Beyond the engineering and climatology lies a profound socio-economic irony. Local communities, particularly the Tonga people displaced by the dam’s creation, often live in the shadow of this power giant without reliable access to its electricity. The ecosystem they once relied upon is altered by fluctuating water levels, impacting fisheries and biodiversity. The dam, a symbol of progress, thus perpetuates a legacy of peripheralization, where the costs are borne locally while the strained benefits are allocated nationally.
Finally, this multi-faceted crisis is filtered through the complex lens of shared governance. The Zambezi River Authority (ZRA) must perform a high-wire act of balancing allocations between two sovereign nations, each facing acute domestic energy desperation. As resources shrink, the potential for tension over water allocation—between power, agriculture, and ecology—increases. The dam’s sustainability now hinges not only on technical fixes but on resilient, cooperative diplomacy.
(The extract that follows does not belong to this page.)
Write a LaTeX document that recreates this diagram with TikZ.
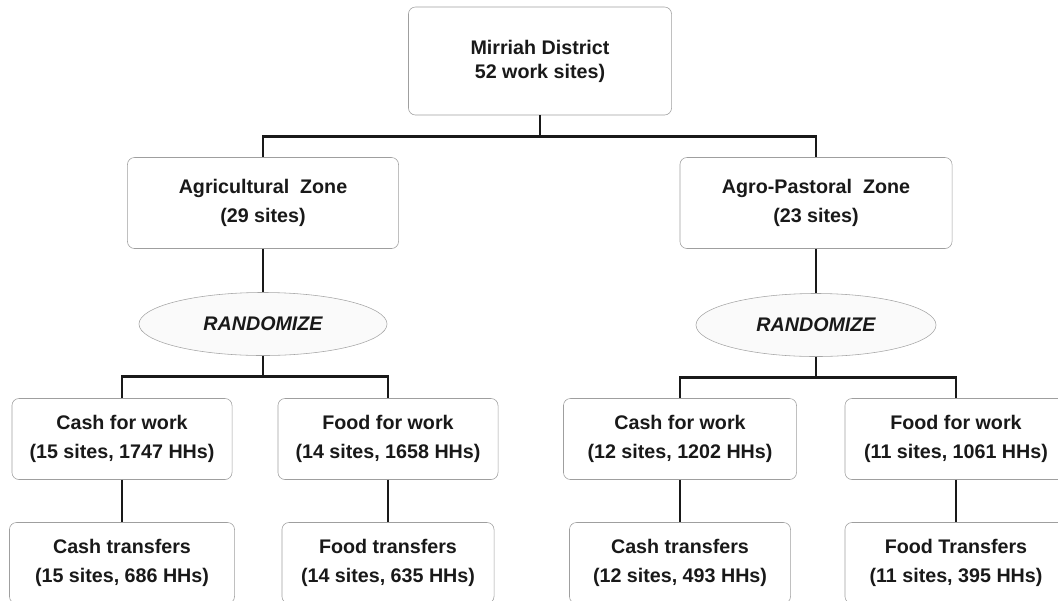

The lesson of Kariba is clear: mega-projects are not one-time solutions but long-term commitments that must evolve with the world around them. Addressing its ailments requires moving beyond reactive maintenance to a holistic strategy. This means:
- Climate-Adaptive Management: Treating water as the most critical component of energy infrastructure, with forecasting and allocation models that prioritize resilience over maximum output.
- Urgent Energy Diversification: Reducing existential dependence on Kariba through accelerated investment in solar, wind, and regional interconnectors to share a more balanced energy mix.
- Integrating Equity into Rehabilitation: Ensuring that refurbishment programs and benefit-sharing mechanisms consciously include the long-marginalized communities in the dam’s vicinity.
- Reinforcing Cooperative Governance: Strengthening the ZRA as an institution capable of making tough, science-based allocations in the face of political pressure.
The Kariba Dam is not just failing to generate power; it is revealing the vulnerabilities of a development model. Its recovery, therefore, must be about more than repairing concrete and hoping for rain. It must be a blueprint for how Africa—and the world—manages its legacy infrastructure in an era of climate uncertainty, ensuring that the giants of the past do not become the anchors of the future.